Poet John Montague on Louis le Brocquy

I GOT TO know Louis best during the 1960s, when I was Paris Correspondent of The Irish Times.

Louis and Anne would come up from their home in the south of France, and plunge into whatever was happening in Paris, which could include a new exhibition of Louis at the Galerie Jeanne Bucher in the rue de Seine, or indeed Le Musée d’Art Moderne de la Ville’s display of his Yeats portraits. And in the evening we would gather with much hilarity at some watering hole, along with sundry fellow artists, writers and the like.

With his fair, delicate looks, Louis could seem vague (Anne and I used to teasingly call him “Your Royal Vagueness”), yet he was anything but, being in his own way immensely practical.

To go to the Jeu de Paume museum with him, for example, was quite an experience, with his intimate sense of how a painting should be presented.

He was great on the dialogue between wall and frame, and frame and canvas. While other visitors gazed appreciatively at each picture in turn, Louis filled me with a sense of wonder at the harmony of a room, and the importance of things like the hue of wooden frames, or how to avoid hanging a painting too high or too low (most are mounted too high, he said).

He was working on the drawings for Thomas Kinsella’s Táin, and while every little detail seemed to matter, they could also look as nearly mystical as the drug-induced visions of Henri Michaux.

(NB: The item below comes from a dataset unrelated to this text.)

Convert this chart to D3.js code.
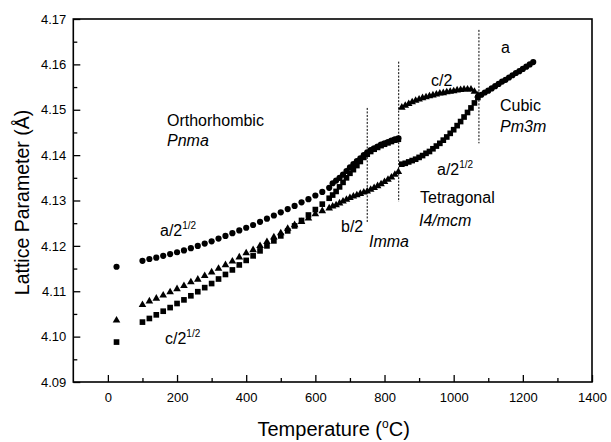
<!DOCTYPE html>
<html>
<head>
<meta charset="utf-8">
<script src="https://cdn.jsdelivr.net/npm/d3@7"></script>
<style>
  html, body { margin: 0; padding: 0; background: #fff; }
  svg { display: block; font-family: "Liberation Sans", Arial, sans-serif; }
</style>
</head>
<body>
<svg id="chart" width="611" height="442"></svg>
<script>
// ---------- DATA ----------
// Room temperature point
const tempRT = [25];
const aRT = [4.1154];   // circles  a/2^1/2
const bRT = [4.1036];   // triangles b/2
const cRT = [4.0988];   // squares  c/2^1/2

// Orthorhombic Pnma (sparse)
const tempOrtho = [100,120,140,160,180,200,220,240,260,280,300,320,340,360,380,400,420,440,460,480,500,520,540,560,580,600,620,640];
const aOrtho = [4.1167,4.1171,4.1174,4.1178,4.1182,4.1186,4.1190,4.1195,4.1200,4.1205,4.1210,4.1216,4.1222,4.1228,4.1234,4.1240,4.1246,4.1253,4.1260,4.1267,4.1274,4.1281,4.1288,4.1296,4.1303,4.1311,4.1319,4.1328];
const bOrtho = [4.1070,4.1078,4.1084,4.1091,4.1098,4.1105,4.1112,4.1120,4.1126,4.1134,4.1142,4.1150,4.1158,4.1166,4.1175,4.1184,4.1191,4.1200,4.1209,4.1219,4.1228,4.1238,4.1246,4.1253,4.1261,4.1270,4.1277,4.1283];
const cOrtho = [4.1032,4.1040,4.1048,4.1056,4.1064,4.1073,4.1081,4.1090,4.1099,4.1108,4.1117,4.1127,4.1137,4.1147,4.1158,4.1168,4.1178,4.1189,4.1200,4.1211,4.1222,4.1233,4.1244,4.1256,4.1268,4.1280,4.1292,4.1305];

// Imma (dense)
const tempImma = [650,660,670,680,690,700,710,720,730,740,750,760,770,780,790,800,810,820,830,840];
const aImma = [4.1338,4.1344,4.1350,4.1357,4.1365,4.1373,4.1380,4.1387,4.1393,4.1400,4.1406,4.1411,4.1415,4.1419,4.1423,4.1426,4.1429,4.1432,4.1435,4.1437];
const cImma = [4.1312,4.1320,4.1330,4.1340,4.1350,4.1360,4.1368,4.1377,4.1386,4.1395,4.1402,4.1408,4.1413,4.1417,4.1421,4.1424,4.1427,4.1430,4.1433,4.1435];
const bImma = [4.1287,4.1290,4.1294,4.1298,4.1302,4.1306,4.1309,4.1312,4.1315,4.1318,4.1320,4.1324,4.1328,4.1332,4.1336,4.1341,4.1346,4.1351,4.1357,4.1363];

// Tetragonal I4/mcm (dense)
const tempTet = [850,860,870,880,890,900,910,920,930,940,950,960,970,980,990,1000,1010,1020,1030,1040,1050,1060,1070];
const aTet = [4.1380,4.1382,4.1385,4.1388,4.1391,4.1395,4.1399,4.1404,4.1408,4.1414,4.1420,4.1426,4.1433,4.1440,4.1448,4.1456,4.1465,4.1474,4.1484,4.1494,4.1504,4.1515,4.1527];
const cTet = [4.1505,4.1509,4.1513,4.1517,4.1520,4.1523,4.1526,4.1528,4.1530,4.1532,4.1534,4.1536,4.1537,4.1539,4.1540,4.1541,4.1543,4.1544,4.1545,4.1545,4.1545,4.1540,4.1532];

// Cubic Pm3m (dense)
const tempCubic = [1080,1090,1100,1110,1120,1130,1140,1150,1160,1170,1180,1190,1200,1210,1220,1230];
const aCubic = [4.1533,4.1538,4.1542,4.1547,4.1552,4.1557,4.1562,4.1566,4.1571,4.1576,4.1581,4.1585,4.1590,4.1595,4.1600,4.1605];

// Phase transition markers (dashed lines): temperature, top value, bottom value
const transT = [750, 841, 1073];
const transTop = [4.1504, 4.1606, 4.1676];
const transBottom = [4.1250, 4.1297, 4.1426];

// Axis ticks
const xTicks = [0,200,400,600,800,1000,1200,1400];
const xMinor = [100,300,500,700,900,1100,1300];
const yTicks = [4.09,4.10,4.11,4.12,4.13,4.14,4.15,4.16,4.17];
const yMinor = [4.095,4.105,4.115,4.125,4.135,4.145,4.155,4.165];

// ---------- CHART ----------
const svg = d3.select("#chart");
const L = 73.3, T = 19, R = 592, B = 382;
const x = d3.scaleLinear().domain([-100, 1400]).range([L, R]);
const y = d3.scaleLinear().domain([4.09, 4.17]).range([B, T]);

const font = '"Liberation Sans", Arial, sans-serif';

// axes
const gx = svg.append("g").attr("transform", `translate(0,${B})`)
  .call(d3.axisBottom(x).tickValues(xTicks).tickSize(-7).tickPadding(11).tickFormat(d3.format("d")));
const gxm = svg.append("g").attr("transform", `translate(0,${B})`)
  .call(d3.axisBottom(x).tickValues(xMinor).tickSize(-4).tickFormat(""));
const gy = svg.append("g").attr("transform", `translate(${L},0)`)
  .call(d3.axisLeft(y).tickValues(yTicks).tickSize(-7).tickPadding(7).tickFormat(d3.format(".2f")));
const gym = svg.append("g").attr("transform", `translate(${L},0)`)
  .call(d3.axisLeft(y).tickValues(yMinor).tickSize(-4).tickFormat(""));
[gx, gxm, gy, gym].forEach(g => {
  g.select(".domain").remove();
  g.selectAll("line").attr("stroke", "#000").attr("stroke-width", 1.3);
  g.selectAll("text").attr("font-family", font).attr("font-size", 13).attr("fill", "#000");
});

// frame
svg.append("rect").attr("x", L).attr("y", T).attr("width", R - L).attr("height", B - T)
  .attr("fill", "none").attr("stroke", "#000").attr("stroke-width", 1.6);

// dashed transition lines
svg.append("g").selectAll("line").data(transT).join("line")
  .attr("x1", d => x(d)).attr("x2", d => x(d))
  .attr("y1", (d, i) => y(transTop[i])).attr("y2", (d, i) => y(transBottom[i]))
  .attr("stroke", "#000").attr("stroke-width", 1).attr("stroke-dasharray", "2,1.5");

// markers
const sym = {
  circle: d3.symbol().type(d3.symbolCircle).size(30),
  square: d3.symbol().type(d3.symbolSquare).size(32),
  triangle: d3.symbol().type(d3.symbolTriangle).size(25)
};
function plot(temps, vals, shape) {
  svg.append("g").selectAll("path").data(temps.map((t, i) => [t, vals[i]])).join("path")
    .attr("transform", d => `translate(${x(d[0])},${y(d[1])})`)
    .attr("d", sym[shape]()).attr("fill", "#000");
}
plot(tempRT, aRT, "circle");
plot(tempRT, bRT, "triangle");
plot(tempRT, cRT, "square");
plot(tempOrtho, aOrtho, "circle");
plot(tempOrtho, bOrtho, "triangle");
plot(tempOrtho, cOrtho, "square");
plot(tempImma, bImma, "triangle");
plot(tempImma, cImma, "square");
plot(tempImma, aImma, "circle");
plot(tempTet, aTet, "square");
plot(tempTet, cTet, "triangle");
plot(tempCubic, aCubic, "circle");

// annotations
function label(px, py, txt, opts = {}) {
  const t = svg.append("text").attr("x", px).attr("y", py)
    .attr("font-family", font).attr("font-size", opts.size || 16).attr("fill", "#000");
  if (opts.italic) t.attr("font-style", "italic");
  t.append("tspan").text(txt);
  if (opts.sup) {
    t.append("tspan").attr("font-size", 10).attr("dy", -7).text(opts.sup);
  }
  return t;
}
label(167, 126, "Orthorhombic");
label(167, 146, "Pnma", { italic: true });
label(160, 236, "a/2", { sup: "1/2" });
label(165, 344, "c/2", { sup: "1/2" });
label(341, 232, "b/2");
label(369, 247, "Imma", { italic: true });
label(420, 203, "Tetragonal");
label(419, 226, "I4/mcm", { italic: true });
label(437, 175, "a/2", { sup: "1/2" });
label(431, 86, "c/2");
label(501, 53, "a");
label(500, 111, "Cubic");
label(500, 132, "Pm3m", { italic: true });

// axis titles
const xt = svg.append("text").attr("x", (L + R) / 2 + 1).attr("y", 436).attr("text-anchor", "middle")
  .attr("font-family", font).attr("font-size", 20).attr("fill", "#000");
xt.append("tspan").text("Temperature (");
xt.append("tspan").attr("font-size", 12).attr("dy", -8).text("o");
xt.append("tspan").attr("dy", 8).text("C)");

svg.append("text").attr("transform", `translate(29,${(T + B) / 2 + 2}) rotate(-90)`)
  .attr("text-anchor", "middle").attr("font-family", font).attr("font-size", 19.5).attr("fill", "#000")
  .text("Lattice Parameter (Å)");
</script>
</body>
</html>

There was also something uncanny about his portrait gallery of Irish writers. It was as if the painting was a Veil of Veronica, on which he summoned a ghostly head. His portraits of the later Joyce are heartbreaking, while his Yeats are challenging, with that now-legendary face sometimes stern, other times passionate or full of wild imaginings – or, like the face of an Irish Prospero, conjuring spirits.

Louis used white as other painters do shadow, and as he grew older and more frail, he began to look like a Louis le Brocquy, all fine blanched lines, with a light seeming to shine from within. His career as a painter has been exemplary, and we are all grateful.